Let $G$ be any group. Let $H$ consist of the same set of elements as $G$, but with a new operation given by $a ∗ b = ba$, for all $a$ and $b$. Show that $H$ is a group, and that it is isomorphic to $G$.
I am having trouble proving what is being asked of me. First, I have no information about how the operation is in $G$. I suppose I could define the operation in $G$ as is usually done for group definition, this is if $a, b \in G$, then its product is $ab$. Based on that, $H$ with the new operation would be a group as well, since they have the same elements. The truth seems like nonsense to me but I can't think of anything else.
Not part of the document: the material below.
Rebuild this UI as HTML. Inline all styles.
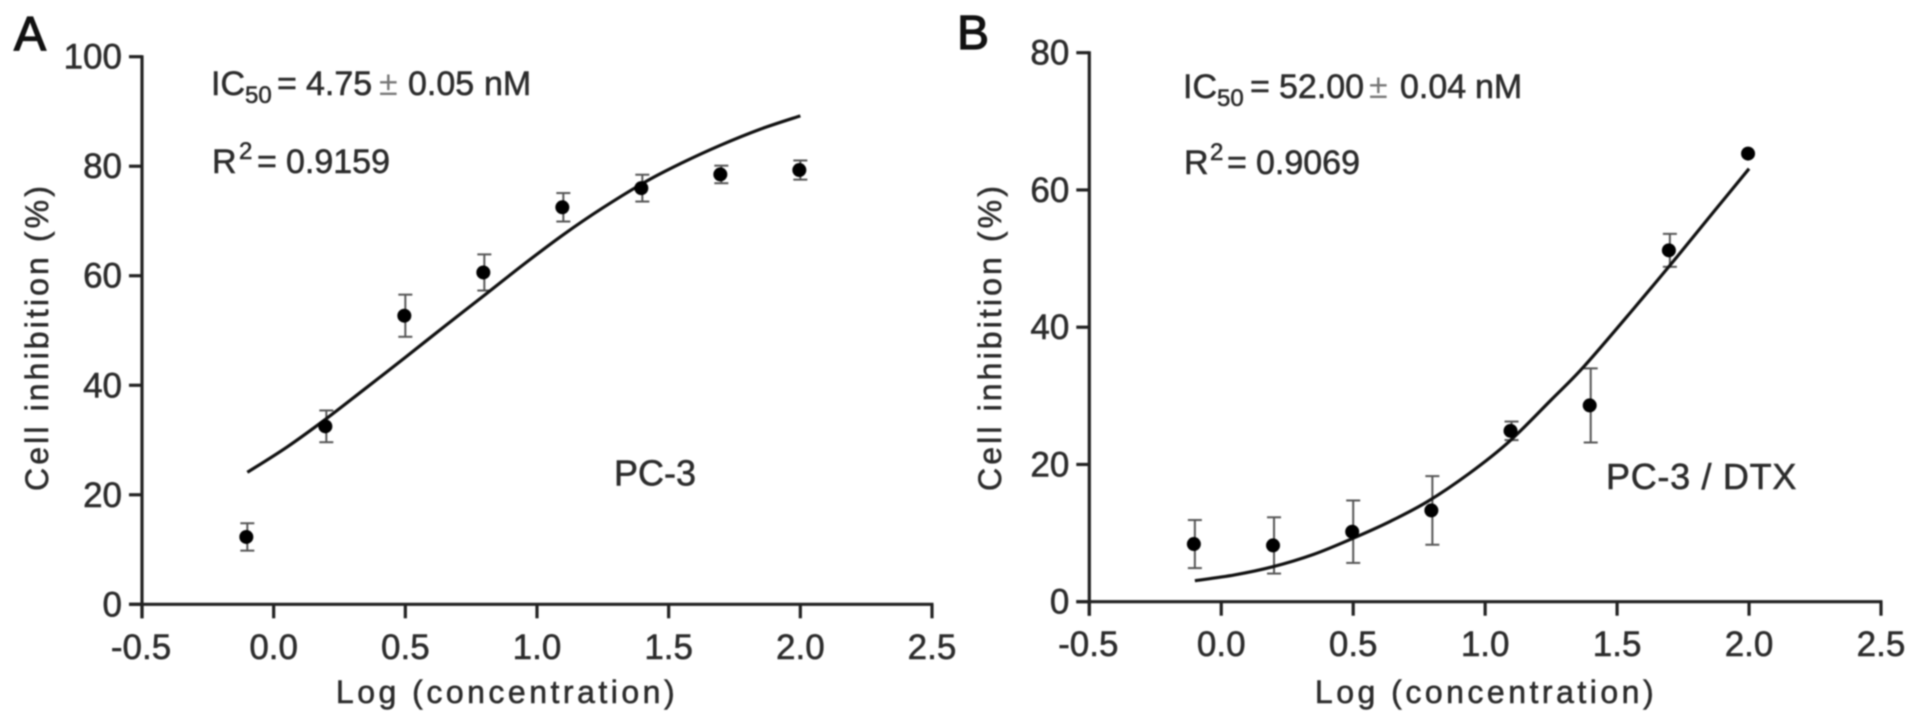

Also I have tried to establish an isomorphism and let the rest follow from this fact, but so far it has been unsuccessful. Any hint would be helpful.
You should be able to check the axioms of group for $H$. For instance if $e$ is the neutral element of $G$ then so is for $H$ since $e * g = ge=g$ and if $g^{-1}$ is the inverse of $g$ in $G$ then so is it in $H$ since $g * g^{-1}= g^{-1} g =e$.
For the isomorphism define $f: G \to H$, $f(g):= g^{-1}$. It is a group homomorphism since $$f(ab)=(ab)^{-1}= b^{-1}a^{-1} = f(b)f(a)= f(a)*f(b).$$ Its inverse $f^{-1}: H \to G$ is defined exactly in the same way, $f^{-1}(g):=g^{-1}$, and it is indeed the inverse of $f$ since $(g^{-1})^{-1}=g$.